_The exercise_: With the images removed, repeat the data below exactly.
-- -- --
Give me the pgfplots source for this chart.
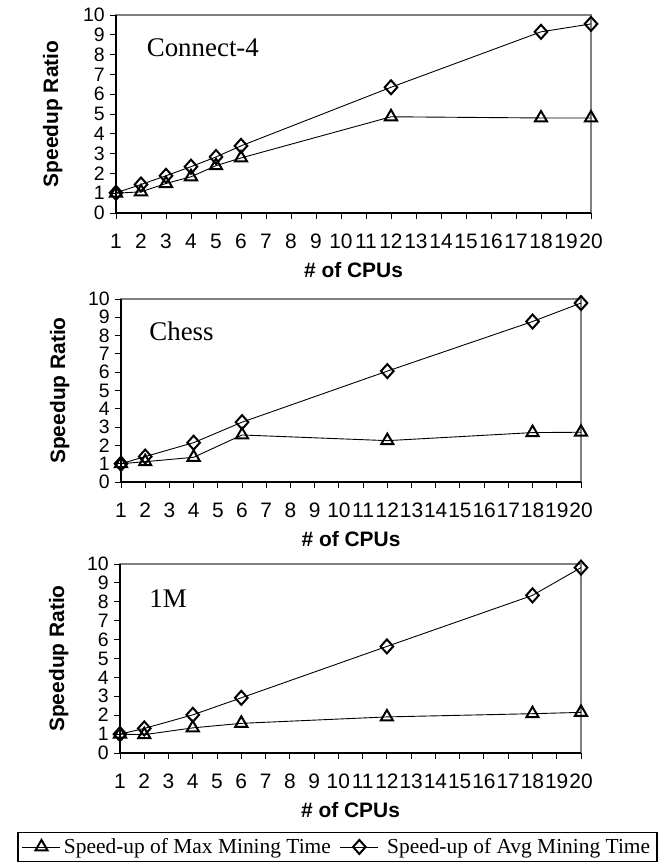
\documentclass[border=0pt]{standalone}
\usepackage{fontspec}
\setmainfont{Liberation Serif}
\setsansfont{Liberation Sans}
\usepackage{pgfplots}
\pgfplotsset{compat=1.18}

\pgfplotsset{
  speedup/.style={
    scale only axis, clip=false,
    xmin=1, xmax=20, ymin=0, ymax=10,
    xtick={1,...,20}, ytick={0,...,10},
    axis lines=left,
    axis line style={-, black, line width=1.3bp},
    axis background/.style={draw=gray, line width=1.8bp},
    tick align=outside,
    major tick length=6bp,
    tick style={black, line width=1bp},
    /pgf/number format/assume math mode=true,
    xticklabel style={font=\sffamily\fontsize{21}{21}\selectfont, inner sep=0bp,
      text height=15bp, text depth=0bp, anchor=north, yshift=-14bp},
    yticklabel style={font=\sffamily\fontsize{19.5}{19.5}\selectfont, inner sep=1bp, xshift=-4bp},
    xlabel={\# of CPUs}, ylabel={Speedup Ratio},
    every axis x label/.style={at={(axis description cs:0.5,0)}, yshift=-57bp, anchor=center,
      font=\sffamily\bfseries\fontsize{21}{21}\selectfont},
    every axis y label/.style={at={(axis description cs:-0.133,0.5)}, anchor=center, rotate=90,
      font=\sffamily\bfseries\fontsize{21}{21}\selectfont},
    legend image code/.code={\draw[mark repeat=2, mark phase=2, ##1] plot coordinates {(0bp,0bp) (19bp,0bp) (38bp,0bp)};},
  },
  maxline/.style={black, line width=0.9bp, mark=triangle, mark size=7bp,
    mark options={solid, fill=white, line width=2bp}},
  avgline/.style={black, line width=0.9bp, mark=diamond, mark size=7bp,
    mark options={solid, fill=white, line width=2bp, xscale=1.2}},
}

\begin{document}
\begin{tikzpicture}
\useasboundingbox (0,0) rectangle (669bp,-868bp);

% Connect-4
\begin{axis}[speedup, at={(116bp,-213bp)}, width=475bp, height=198bp]
\addplot[maxline] coordinates {(1,1.0) (2,1.07) (3,1.49) (4,1.83) (5,2.39) (6,2.78) (12,4.86) (18,4.8) (20,4.8)};
\addplot[avgline] coordinates {(1,1.02) (2,1.44) (3,1.88) (4,2.34) (5,2.83) (6,3.39) (12,6.35) (18,9.15) (20,9.55)};
\node[anchor=base west, font=\fontsize{27}{27}\selectfont] at (rel axis cs:0.0575,0.79) {Connect-4};
\end{axis}

% Chess
\begin{axis}[speedup, at={(121bp,-482bp)}, width=460bp, height=183bp]
\addplot[maxline] coordinates {(1,1.0) (2,1.11) (4,1.35) (6,2.57) (12,2.26) (18,2.7) (20,2.72)};
\addplot[avgline] coordinates {(1,1.0) (2,1.39) (4,2.15) (6,3.27) (12,6.06) (18,8.77) (20,9.78)};
\node[anchor=base west, font=\fontsize{27}{27}\selectfont] at (rel axis cs:0.054,0.774) {Chess};
\end{axis}

% 1M
\begin{axis}[speedup, at={(120bp,-753bp)}, width=461bp, height=189bp,
  legend columns=2,
  legend style={at={(axis description cs:0.472,-0.418)}, anchor=north,
    draw=black, line width=1.3bp, inner xsep=4bp, inner ysep=2bp,
    font=\fontsize{21.5}{21.5}\selectfont,
    nodes={inner xsep=3bp, inner ysep=4bp},
    /tikz/every even column/.append style={column sep=6bp}},
]
\addplot[maxline] coordinates {(1,1.0) (2,0.97) (4,1.33) (6,1.57) (12,1.91) (18,2.08) (20,2.15)};
\addplot[avgline] coordinates {(1,1.0) (2,1.3) (4,2.02) (6,2.92) (12,5.64) (18,8.34) (20,9.81)};
\node[anchor=base west, font=\fontsize{27}{27}\selectfont] at (rel axis cs:0.056,0.771) {1M};
\legend{Speed-up of Max Mining Time, \ Speed-up of Avg Mining Time}
\end{axis}
\end{tikzpicture}
\end{document}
-- -- --
_Exercise response_:
Give me the pgfplots source for this chart.
\documentclass[border=0pt]{standalone}
\usepackage{fontspec}
\setmainfont{Liberation Serif}
\setsansfont{Liberation Sans}
\usepackage{pgfplots}
\pgfplotsset{compat=1.18}

\pgfplotsset{
  speedup/.style={
    scale only axis, clip=false,
    xmin=1, xmax=20, ymin=0, ymax=10,
    xtick={1,...,20}, ytick={0,...,10},
    axis lines=left,
    axis line style={-, black, line width=1.3bp},
    axis background/.style={draw=gray, line width=1.8bp},
    tick align=outside,
    major tick length=6bp,
    tick style={black, line width=1bp},
    /pgf/number format/assume math mode=true,
    xticklabel style={font=\sffamily\fontsize{21}{21}\selectfont, inner sep=0bp,
      text height=15bp, text depth=0bp, anchor=north, yshift=-14bp},
    yticklabel style={font=\sffamily\fontsize{19.5}{19.5}\selectfont, inner sep=1bp, xshift=-4bp},
    xlabel={\# of CPUs}, ylabel={Speedup Ratio},
    every axis x label/.style={at={(axis description cs:0.5,0)}, yshift=-57bp, anchor=center,
      font=\sffamily\bfseries\fontsize{21}{21}\selectfont},
    every axis y label/.style={at={(axis description cs:-0.133,0.5)}, anchor=center, rotate=90,
      font=\sffamily\bfseries\fontsize{21}{21}\selectfont},
    legend image code/.code={\draw[mark repeat=2, mark phase=2, ##1] plot coordinates {(0bp,0bp) (19bp,0bp) (38bp,0bp)};},
  },
  maxline/.style={black, line width=0.9bp, mark=triangle, mark size=7bp,
    mark options={solid, fill=white, line width=2bp}},
  avgline/.style={black, line width=0.9bp, mark=diamond, mark size=7bp,
    mark options={solid, fill=white, line width=2bp, xscale=1.2}},
}

\begin{document}
\begin{tikzpicture}
\useasboundingbox (0,0) rectangle (669bp,-868bp);

% Connect-4
\begin{axis}[speedup, at={(116bp,-213bp)}, width=475bp, height=198bp]
\addplot[maxline] coordinates {(1,1.0) (2,1.07) (3,1.49) (4,1.83) (5,2.39) (6,2.78) (12,4.86) (18,4.8) (20,4.8)};
\addplot[avgline] coordinates {(1,1.02) (2,1.44) (3,1.88) (4,2.34) (5,2.83) (6,3.39) (12,6.35) (18,9.15) (20,9.55)};
\node[anchor=base west, font=\fontsize{27}{27}\selectfont] at (rel axis cs:0.0575,0.79) {Connect-4};
\end{axis}

% Chess
\begin{axis}[speedup, at={(121bp,-482bp)}, width=460bp, height=183bp]
\addplot[maxline] coordinates {(1,1.0) (2,1.11) (4,1.35) (6,2.57) (12,2.26) (18,2.7) (20,2.72)};
\addplot[avgline] coordinates {(1,1.0) (2,1.39) (4,2.15) (6,3.27) (12,6.06) (18,8.77) (20,9.78)};
\node[anchor=base west, font=\fontsize{27}{27}\selectfont] at (rel axis cs:0.054,0.774) {Chess};
\end{axis}

% 1M
\begin{axis}[speedup, at={(120bp,-753bp)}, width=461bp, height=189bp,
  legend columns=2,
  legend style={at={(axis description cs:0.472,-0.418)}, anchor=north,
    draw=black, line width=1.3bp, inner xsep=4bp, inner ysep=2bp,
    font=\fontsize{21.5}{21.5}\selectfont,
    nodes={inner xsep=3bp, inner ysep=4bp},
    /tikz/every even column/.append style={column sep=6bp}},
]
\addplot[maxline] coordinates {(1,1.0) (2,0.97) (4,1.33) (6,1.57) (12,1.91) (18,2.08) (20,2.15)};
\addplot[avgline] coordinates {(1,1.0) (2,1.3) (4,2.02) (6,2.92) (12,5.64) (18,8.34) (20,9.81)};
\node[anchor=base west, font=\fontsize{27}{27}\selectfont] at (rel axis cs:0.056,0.771) {1M};
\legend{Speed-up of Max Mining Time, \ Speed-up of Avg Mining Time}
\end{axis}
\end{tikzpicture}
\end{document}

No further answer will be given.